Print the material below exactly as it stands, please, from its first line to the line holding "Chart.register(...registerables);", with no pictures.

> _Collected data_:
========================================================================
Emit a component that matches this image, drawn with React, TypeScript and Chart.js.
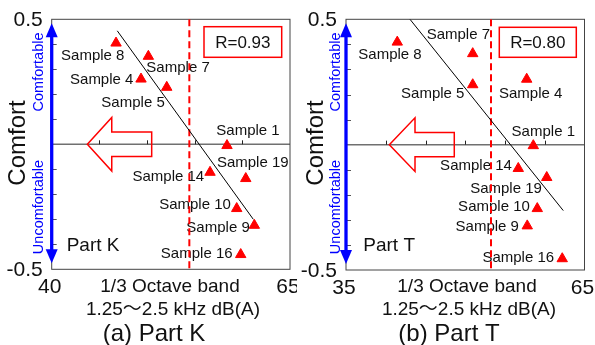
import React, { useEffect, useRef } from "react";
import { Chart, registerables } from "chart.js";
Chart.register(...registerables);

// ---------- data: panel (a) Part K ----------
const namesA = ["Sample 8", "Sample 7", "Sample 4", "Sample 5", "Sample 1", "Sample 14", "Sample 19", "Sample 10", "Sample 9", "Sample 16"];
const levelA = [46.75, 50.14, 49.37, 52.07, 58.39, 56.61, 60.36, 59.41, 61.26, 59.83];
const comfortA = [0.405, 0.352, 0.261, 0.228, -0.005, -0.112, -0.137, -0.257, -0.324, -0.441];
const fitXA = [46.88, 61.15];
const fitYA = [0.454, -0.3];
const thresholdA = 54.44;
const rLabelA = "R=0.93";
const xTickLabelsA = [40, 65];
const xMinorA = [45, 50, 55, 60];
const labelOffsetA = [[-23.3, 12.5], [29.7, 11.5], [-39.3, 0.8], [-33.7, 15.2], [21, -14.8], [-41.7, 4.2], [7, -15.5], [-41.7, -3.8], [-36.3, 2.5], [-44, -0.8]];

// ---------- data: panel (b) Part T ----------
const namesB = ["Sample 8", "Sample 7", "Sample 5", "Sample 4", "Sample 1", "Sample 14", "Sample 19", "Sample 10", "Sample 9", "Sample 16"];
const levelB = [41.45, 50.94, 50.94, 57.73, 58.56, 56.67, 60.25, 59.06, 57.8, 62.2];
const comfortB = [0.409, 0.363, 0.239, 0.261, -0.004, -0.095, -0.131, -0.255, -0.324, -0.455];
const fitXB = [43.05, 62.33];
const fitYB = [0.5, -0.263];
const thresholdB = 53.24;
const rLabelB = "R=0.80";
const xTickLabelsB = [35, 65];
const xMinorB = [40, 45, 50, 55, 60];
const labelOffsetB = [[-7.3, 12.8], [-14.4, -18.8], [-40, 9.5], [4, 15.1], [10, -13.8], [-42.3, -2.5], [-40.7, 11.8], [-43.3, -1.5], [-40, 0.5], [-44, -0.5]];

// shared
const yTickLabels = [0.5, -0.5];
const yMinor = [-0.4, -0.3, -0.2, -0.1, 0.1, 0.2, 0.3, 0.4];

const FONT = "'Liberation Sans', Arial, 'Noto Sans CJK JP', sans-serif";

type Cfg = any;

const panelA: Cfg = {
  key: "a",
  canvasLeft: 0,
  width: 297,
  padding: { left: 51.7, top: 19.3, right: 7, bottom: 75.7 },
  xMin: 40, xMax: 65,
  names: namesA, xs: levelA, ys: comfortA, offsets: labelOffsetA,
  fitX: fitXA, fitY: fitYA, threshold: thresholdA, rLabel: rLabelA,
  xTicks: xTickLabelsA, xMinor: xMinorA,
  arrow: { tip: 43.74, head: 46.3, end: 50.49, headH: 0.107, shaftH: 0.049 },
  box: { rightOff: 8.3, w: 77.7, topOff: 7.4, h: 30.6 },
  part: { text: "Part K", dx: 15, dy: -23.3 },
  title1X: 170, title2X: 173, captionX: 154, caption: "(a) Part K",
  comfortX: 18, sideX: 39.3,
};

const panelB: Cfg = {
  key: "b",
  canvasLeft: 297,
  width: 298,
  padding: { left: 49, top: 19.3, right: 10.5, bottom: 75 },
  xMin: 35, xMax: 65,
  names: namesB, xs: levelB, ys: comfortB, offsets: labelOffsetB,
  fitX: fitXB, fitY: fitYB, threshold: thresholdB, rLabel: rLabelB,
  xTicks: xTickLabelsB, xMinor: xMinorB,
  arrow: { tip: 40.45, head: 43.68, end: 48.62, headH: 0.107, shaftH: 0.048 },
  box: { rightOff: 8.2, w: 77, topOff: 8, h: 30 },
  part: { text: "Part T", dx: 17.3, dy: -24.3 },
  title1X: 170, title2X: 172, captionX: 152, caption: "(b) Part T",
  comfortX: 19.5, sideX: 38.8,
};

function makeDeco(cfg: Cfg) {
  const seg = (ctx: CanvasRenderingContext2D, x1: number, y1: number, x2: number, y2: number) => {
    ctx.beginPath();
    ctx.moveTo(x1, y1);
    ctx.lineTo(x2, y2);
    ctx.stroke();
  };
  return {
    id: "deco" + cfg.key,
    beforeDraw(chart: any) {
      const ctx = chart.ctx;
      ctx.save();
      ctx.fillStyle = "#ffffff";
      ctx.fillRect(0, 0, chart.width, chart.height);
      ctx.restore();
    },
    beforeDatasetsDraw(chart: any) {
      const { ctx, chartArea, scales } = chart;
      const { left, right, top, bottom } = chartArea;
      const sx = scales.x, sy = scales.y;
      ctx.save();
      // zero line
      const y0 = sy.getPixelForValue(0);
      ctx.strokeStyle = "#707070";
      ctx.lineWidth = 1.5;
      seg(ctx, left, y0, right, y0);
      // minor ticks on zero line
      ctx.strokeStyle = "#222";
      ctx.lineWidth = 1;
      cfg.xMinor.forEach((v: number) => {
        const px = Math.round(sx.getPixelForValue(v)) + 0.5;
        seg(ctx, px, y0 - 4, px, y0);
      });
      // left axis ticks
      ctx.strokeStyle = "#555";
      yMinor.forEach((v) => {
        const py = Math.round(sy.getPixelForValue(v)) + 0.5;
        seg(ctx, left, py, left + 5, py);
      });
      // frame
      ctx.strokeStyle = "#444";
      ctx.lineWidth = 1;
      ctx.strokeRect(left, top, right - left, bottom - top);
      // sample labels
      ctx.fillStyle = "#111";
      ctx.font = `15px ${FONT}`;
      ctx.textAlign = "center";
      ctx.textBaseline = "middle";
      cfg.names.forEach((n: string, i: number) => {
        const px = sx.getPixelForValue(cfg.xs[i]) + cfg.offsets[i][0];
        const py = sy.getPixelForValue(cfg.ys[i]) + cfg.offsets[i][1];
        ctx.fillText(n, px, py);
      });
      ctx.restore();
    },
    afterDatasetsDraw(chart: any) {
      const { ctx, chartArea, scales } = chart;
      const { left, right, top, bottom } = chartArea;
      const sx = scales.x, sy = scales.y;
      ctx.save();
      // red hollow arrow pointing left
      const a = cfg.arrow;
      const tipX = sx.getPixelForValue(a.tip);
      const headX = sx.getPixelForValue(a.head);
      const endX = sx.getPixelForValue(a.end);
      const yc = sy.getPixelForValue(0);
      const hh = sy.getPixelForValue(0) - sy.getPixelForValue(a.headH);
      const sh = sy.getPixelForValue(0) - sy.getPixelForValue(a.shaftH);
      ctx.strokeStyle = "#ff0000";
      ctx.lineWidth = 1.5;
      ctx.lineJoin = "miter";
      ctx.beginPath();
      ctx.moveTo(tipX, yc);
      ctx.lineTo(headX, yc - hh);
      ctx.lineTo(headX, yc - sh);
      ctx.lineTo(endX, yc - sh);
      ctx.lineTo(endX, yc + sh);
      ctx.lineTo(headX, yc + sh);
      ctx.lineTo(headX, yc + hh);
      ctx.closePath();
      ctx.stroke();
      // R box
      const b = cfg.box;
      const bx = right - b.rightOff - b.w;
      const by = top + b.topOff;
      ctx.fillStyle = "#ffffff";
      ctx.fillRect(bx, by, b.w, b.h);
      ctx.strokeStyle = "#ff0000";
      ctx.lineWidth = 1.5;
      ctx.strokeRect(bx, by, b.w, b.h);
      ctx.fillStyle = "#111";
      ctx.font = `17px ${FONT}`;
      ctx.textAlign = "center";
      ctx.textBaseline = "middle";
      ctx.fillText(cfg.rLabel, bx + b.w / 2, by + b.h / 2 + 1);
      // Part text
      ctx.font = `19px ${FONT}`;
      ctx.textAlign = "left";
      ctx.fillText(cfg.part.text, left + cfg.part.dx, bottom + cfg.part.dy);
      // blue double arrow on left axis
      ctx.strokeStyle = "#0000ff";
      ctx.fillStyle = "#0000ff";
      ctx.lineWidth = 3.3;
      const tTop = top + 4, tBot = bottom - 6, hl = 14, hw = 6;
      seg(ctx, left, tTop + hl - 1, left, tBot - hl + 1);
      ctx.beginPath();
      ctx.moveTo(left, tTop);
      ctx.lineTo(left - hw, tTop + hl);
      ctx.lineTo(left + hw, tTop + hl);
      ctx.closePath();
      ctx.fill();
      ctx.beginPath();
      ctx.moveTo(left, tBot);
      ctx.lineTo(left - hw, tBot - hl);
      ctx.lineTo(left + hw, tBot - hl);
      ctx.closePath();
      ctx.fill();
      // axis end labels
      ctx.fillStyle = "#111";
      ctx.font = `21px ${FONT}`;
      ctx.textAlign = "right";
      yTickLabels.forEach((v) => {
        ctx.fillText(String(v), left - 9, sy.getPixelForValue(v) + 1);
      });
      ctx.textAlign = "center";
      cfg.xTicks.forEach((v: number) => {
        ctx.fillText(String(v), sx.getPixelForValue(v) - 2, bottom + 18);
      });
      // axis title
      ctx.font = `19px ${FONT}`;
      ctx.fillText("1/3 Octave band", cfg.title1X, 287);
      ctx.fillText("1.25～2.5 kHz dB(A)", cfg.title2X, 310);
      ctx.font = `24px ${FONT}`;
      ctx.fillText(cfg.caption, cfg.captionX, 334);
      // rotated texts
      const rot = (text: string, x: number, y: number, font: string, color: string) => {
        ctx.save();
        ctx.translate(x, y);
        ctx.rotate(-Math.PI / 2);
        ctx.font = font;
        ctx.fillStyle = color;
        ctx.textAlign = "center";
        ctx.textBaseline = "middle";
        ctx.fillText(text, 0, 0);
        ctx.restore();
      };
      rot("Comfort", cfg.comfortX, 143, `24px ${FONT}`, "#111");
      rot("Comfortable", cfg.sideX, 72, `14.5px ${FONT}`, "#0000ff");
      rot("Uncomfortable", cfg.sideX, 207, `14.5px ${FONT}`, "#0000ff");
      ctx.restore();
    },
  };
}

function Panel({ cfg }: { cfg: Cfg }) {
  const ref = useRef<HTMLCanvasElement | null>(null);
  useEffect(() => {
    if (!ref.current) return;
    const chart = new Chart(ref.current, {
      type: "scatter",
      data: {
        datasets: [
          {
            data: cfg.xs.map((x: number, i: number) => ({ x, y: cfg.ys[i] })),
            pointStyle: "triangle",
            pointRadius: 6,
            borderWidth: 1,
            backgroundColor: "#ff0000",
            borderColor: "#ff0000",
          } as any,
          {
            type: "line",
            data: cfg.fitX.map((x: number, i: number) => ({ x, y: cfg.fitY[i] })),
            borderColor: "#000000",
            borderWidth: 1,
            pointRadius: 0,
            fill: false,
          } as any,
          {
            type: "line",
            data: [
              { x: cfg.threshold, y: 0.5 },
              { x: cfg.threshold, y: -0.5 },
            ],
            borderColor: "#ff0000",
            borderWidth: 2,
            borderDash: [7, 4],
            pointRadius: 0,
            fill: false,
          } as any,
        ],
      },
      options: {
        animation: false,
        responsive: false,
        maintainAspectRatio: false,
        events: [],
        layout: { padding: cfg.padding },
        scales: {
          x: { type: "linear", min: cfg.xMin, max: cfg.xMax, display: false },
          y: { type: "linear", min: -0.5, max: 0.5, display: false },
        },
        plugins: { legend: { display: false }, tooltip: { enabled: false } },
      } as any,
      plugins: [makeDeco(cfg)],
    });
    return () => chart.destroy();
  }, [cfg]);
  return (
    <canvas
      ref={ref}
      width={cfg.width}
      height={345}
      style={{ position: "absolute", left: cfg.canvasLeft, top: 0, width: cfg.width, height: 345 }}
    />
  );
}

export default function App() {
  return (
    <div style={{ position: "fixed", left: 0, top: 0, width: 595, height: 345, background: "#ffffff" }}>
      <Panel cfg={panelA} />
      <Panel cfg={panelB} />
    </div>
  );
}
========================================================================
> _Task answer_:
Emit a component that matches this image, drawn with React, TypeScript and Chart.js.
import React, { useEffect, useRef } from "react";
import { Chart, registerables } from "chart.js";
Chart.register(...registerables);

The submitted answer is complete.